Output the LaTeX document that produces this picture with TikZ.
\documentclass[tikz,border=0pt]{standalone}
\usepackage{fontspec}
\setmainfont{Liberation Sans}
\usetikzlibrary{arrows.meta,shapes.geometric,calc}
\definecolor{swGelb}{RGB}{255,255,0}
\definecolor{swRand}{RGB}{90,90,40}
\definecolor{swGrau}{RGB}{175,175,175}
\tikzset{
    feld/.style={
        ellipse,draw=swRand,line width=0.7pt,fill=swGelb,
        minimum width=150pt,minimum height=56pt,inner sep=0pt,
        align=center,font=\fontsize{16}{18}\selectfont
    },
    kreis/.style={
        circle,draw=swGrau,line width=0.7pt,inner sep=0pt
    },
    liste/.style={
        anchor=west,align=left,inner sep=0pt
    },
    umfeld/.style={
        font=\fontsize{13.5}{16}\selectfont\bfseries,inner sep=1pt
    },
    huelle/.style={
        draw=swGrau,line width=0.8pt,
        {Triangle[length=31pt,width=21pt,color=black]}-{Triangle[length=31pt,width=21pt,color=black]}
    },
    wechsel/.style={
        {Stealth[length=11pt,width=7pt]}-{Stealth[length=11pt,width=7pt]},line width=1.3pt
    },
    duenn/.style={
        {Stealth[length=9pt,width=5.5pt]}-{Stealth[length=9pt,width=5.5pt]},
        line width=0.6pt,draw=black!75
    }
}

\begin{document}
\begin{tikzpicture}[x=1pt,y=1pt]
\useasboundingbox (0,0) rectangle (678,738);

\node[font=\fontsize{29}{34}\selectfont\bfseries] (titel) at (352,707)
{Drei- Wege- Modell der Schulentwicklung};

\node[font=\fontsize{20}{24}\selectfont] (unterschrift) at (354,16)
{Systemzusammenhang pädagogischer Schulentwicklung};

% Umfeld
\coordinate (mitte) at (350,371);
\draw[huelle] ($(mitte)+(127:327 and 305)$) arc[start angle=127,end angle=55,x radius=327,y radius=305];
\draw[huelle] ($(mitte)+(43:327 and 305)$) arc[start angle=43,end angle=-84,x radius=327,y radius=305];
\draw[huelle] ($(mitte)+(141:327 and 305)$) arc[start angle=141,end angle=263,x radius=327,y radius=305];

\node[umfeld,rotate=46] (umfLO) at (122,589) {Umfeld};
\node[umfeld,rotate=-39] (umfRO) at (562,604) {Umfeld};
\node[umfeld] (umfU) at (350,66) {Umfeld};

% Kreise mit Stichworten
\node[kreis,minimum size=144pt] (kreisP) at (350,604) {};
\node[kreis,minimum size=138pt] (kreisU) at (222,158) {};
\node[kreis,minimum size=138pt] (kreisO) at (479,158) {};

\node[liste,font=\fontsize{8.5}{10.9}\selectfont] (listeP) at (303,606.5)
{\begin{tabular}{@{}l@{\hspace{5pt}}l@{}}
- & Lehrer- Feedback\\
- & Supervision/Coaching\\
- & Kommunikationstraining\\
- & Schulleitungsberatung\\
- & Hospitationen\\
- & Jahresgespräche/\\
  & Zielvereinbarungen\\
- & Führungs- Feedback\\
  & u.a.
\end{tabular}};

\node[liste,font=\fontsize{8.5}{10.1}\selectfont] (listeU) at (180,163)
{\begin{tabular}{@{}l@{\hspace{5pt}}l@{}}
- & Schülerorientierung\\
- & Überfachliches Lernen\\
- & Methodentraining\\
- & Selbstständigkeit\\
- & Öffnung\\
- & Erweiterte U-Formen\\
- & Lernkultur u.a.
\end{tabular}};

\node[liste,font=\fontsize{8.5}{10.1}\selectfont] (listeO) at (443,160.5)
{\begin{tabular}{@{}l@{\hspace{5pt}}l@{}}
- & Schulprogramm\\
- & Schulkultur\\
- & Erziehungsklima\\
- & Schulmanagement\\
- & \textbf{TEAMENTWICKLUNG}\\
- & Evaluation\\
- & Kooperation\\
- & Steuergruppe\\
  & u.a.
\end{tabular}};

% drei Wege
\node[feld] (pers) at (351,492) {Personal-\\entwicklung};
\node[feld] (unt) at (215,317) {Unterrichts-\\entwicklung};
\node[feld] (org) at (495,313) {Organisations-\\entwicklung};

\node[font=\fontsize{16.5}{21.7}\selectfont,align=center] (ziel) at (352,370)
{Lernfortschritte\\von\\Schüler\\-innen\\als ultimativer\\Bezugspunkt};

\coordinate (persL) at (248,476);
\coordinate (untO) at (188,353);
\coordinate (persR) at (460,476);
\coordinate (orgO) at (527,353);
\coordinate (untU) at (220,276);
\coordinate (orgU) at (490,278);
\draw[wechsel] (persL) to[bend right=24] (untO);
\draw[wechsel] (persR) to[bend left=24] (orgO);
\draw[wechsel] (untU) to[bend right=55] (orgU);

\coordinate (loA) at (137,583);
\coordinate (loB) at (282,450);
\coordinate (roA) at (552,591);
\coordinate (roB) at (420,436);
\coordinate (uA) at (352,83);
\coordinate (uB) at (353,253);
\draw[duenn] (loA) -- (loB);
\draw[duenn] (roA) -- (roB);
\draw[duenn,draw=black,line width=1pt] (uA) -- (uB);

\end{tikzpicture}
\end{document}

§ WHAT IS EXPECTED
Extract all of the material exactly as it is written.

§ SOLUTION
Output the LaTeX document that produces this picture with TikZ.
\documentclass[tikz,border=0pt]{standalone}
\usepackage{fontspec}
\setmainfont{Liberation Sans}
\usetikzlibrary{arrows.meta,shapes.geometric,calc}
\definecolor{swGelb}{RGB}{255,255,0}
\definecolor{swRand}{RGB}{90,90,40}
\definecolor{swGrau}{RGB}{175,175,175}
\tikzset{
    feld/.style={
        ellipse,draw=swRand,line width=0.7pt,fill=swGelb,
        minimum width=150pt,minimum height=56pt,inner sep=0pt,
        align=center,font=\fontsize{16}{18}\selectfont
    },
    kreis/.style={
        circle,draw=swGrau,line width=0.7pt,inner sep=0pt
    },
    liste/.style={
        anchor=west,align=left,inner sep=0pt
    },
    umfeld/.style={
        font=\fontsize{13.5}{16}\selectfont\bfseries,inner sep=1pt
    },
    huelle/.style={
        draw=swGrau,line width=0.8pt,
        {Triangle[length=31pt,width=21pt,color=black]}-{Triangle[length=31pt,width=21pt,color=black]}
    },
    wechsel/.style={
        {Stealth[length=11pt,width=7pt]}-{Stealth[length=11pt,width=7pt]},line width=1.3pt
    },
    duenn/.style={
        {Stealth[length=9pt,width=5.5pt]}-{Stealth[length=9pt,width=5.5pt]},
        line width=0.6pt,draw=black!75
    }
}

\begin{document}
\begin{tikzpicture}[x=1pt,y=1pt]
\useasboundingbox (0,0) rectangle (678,738);

\node[font=\fontsize{29}{34}\selectfont\bfseries] (titel) at (352,707)
{Drei- Wege- Modell der Schulentwicklung};

\node[font=\fontsize{20}{24}\selectfont] (unterschrift) at (354,16)
{Systemzusammenhang pädagogischer Schulentwicklung};

% Umfeld
\coordinate (mitte) at (350,371);
\draw[huelle] ($(mitte)+(127:327 and 305)$) arc[start angle=127,end angle=55,x radius=327,y radius=305];
\draw[huelle] ($(mitte)+(43:327 and 305)$) arc[start angle=43,end angle=-84,x radius=327,y radius=305];
\draw[huelle] ($(mitte)+(141:327 and 305)$) arc[start angle=141,end angle=263,x radius=327,y radius=305];

\node[umfeld,rotate=46] (umfLO) at (122,589) {Umfeld};
\node[umfeld,rotate=-39] (umfRO) at (562,604) {Umfeld};
\node[umfeld] (umfU) at (350,66) {Umfeld};

% Kreise mit Stichworten
\node[kreis,minimum size=144pt] (kreisP) at (350,604) {};
\node[kreis,minimum size=138pt] (kreisU) at (222,158) {};
\node[kreis,minimum size=138pt] (kreisO) at (479,158) {};

\node[liste,font=\fontsize{8.5}{10.9}\selectfont] (listeP) at (303,606.5)
{\begin{tabular}{@{}l@{\hspace{5pt}}l@{}}
- & Lehrer- Feedback\\
- & Supervision/Coaching\\
- & Kommunikationstraining\\
- & Schulleitungsberatung\\
- & Hospitationen\\
- & Jahresgespräche/\\
  & Zielvereinbarungen\\
- & Führungs- Feedback\\
  & u.a.
\end{tabular}};

\node[liste,font=\fontsize{8.5}{10.1}\selectfont] (listeU) at (180,163)
{\begin{tabular}{@{}l@{\hspace{5pt}}l@{}}
- & Schülerorientierung\\
- & Überfachliches Lernen\\
- & Methodentraining\\
- & Selbstständigkeit\\
- & Öffnung\\
- & Erweiterte U-Formen\\
- & Lernkultur u.a.
\end{tabular}};

\node[liste,font=\fontsize{8.5}{10.1}\selectfont] (listeO) at (443,160.5)
{\begin{tabular}{@{}l@{\hspace{5pt}}l@{}}
- & Schulprogramm\\
- & Schulkultur\\
- & Erziehungsklima\\
- & Schulmanagement\\
- & \textbf{TEAMENTWICKLUNG}\\
- & Evaluation\\
- & Kooperation\\
- & Steuergruppe\\
  & u.a.
\end{tabular}};

% drei Wege
\node[feld] (pers) at (351,492) {Personal-\\entwicklung};
\node[feld] (unt) at (215,317) {Unterrichts-\\entwicklung};
\node[feld] (org) at (495,313) {Organisations-\\entwicklung};

\node[font=\fontsize{16.5}{21.7}\selectfont,align=center] (ziel) at (352,370)
{Lernfortschritte\\von\\Schüler\\-innen\\als ultimativer\\Bezugspunkt};

\coordinate (persL) at (248,476);
\coordinate (untO) at (188,353);
\coordinate (persR) at (460,476);
\coordinate (orgO) at (527,353);
\coordinate (untU) at (220,276);
\coordinate (orgU) at (490,278);
\draw[wechsel] (persL) to[bend right=24] (untO);
\draw[wechsel] (persR) to[bend left=24] (orgO);
\draw[wechsel] (untU) to[bend right=55] (orgU);

\coordinate (loA) at (137,583);
\coordinate (loB) at (282,450);
\coordinate (roA) at (552,591);
\coordinate (roB) at (420,436);
\coordinate (uA) at (352,83);
\coordinate (uB) at (353,253);
\draw[duenn] (loA) -- (loB);
\draw[duenn] (roA) -- (roB);
\draw[duenn,draw=black,line width=1pt] (uA) -- (uB);

\end{tikzpicture}
\end{document}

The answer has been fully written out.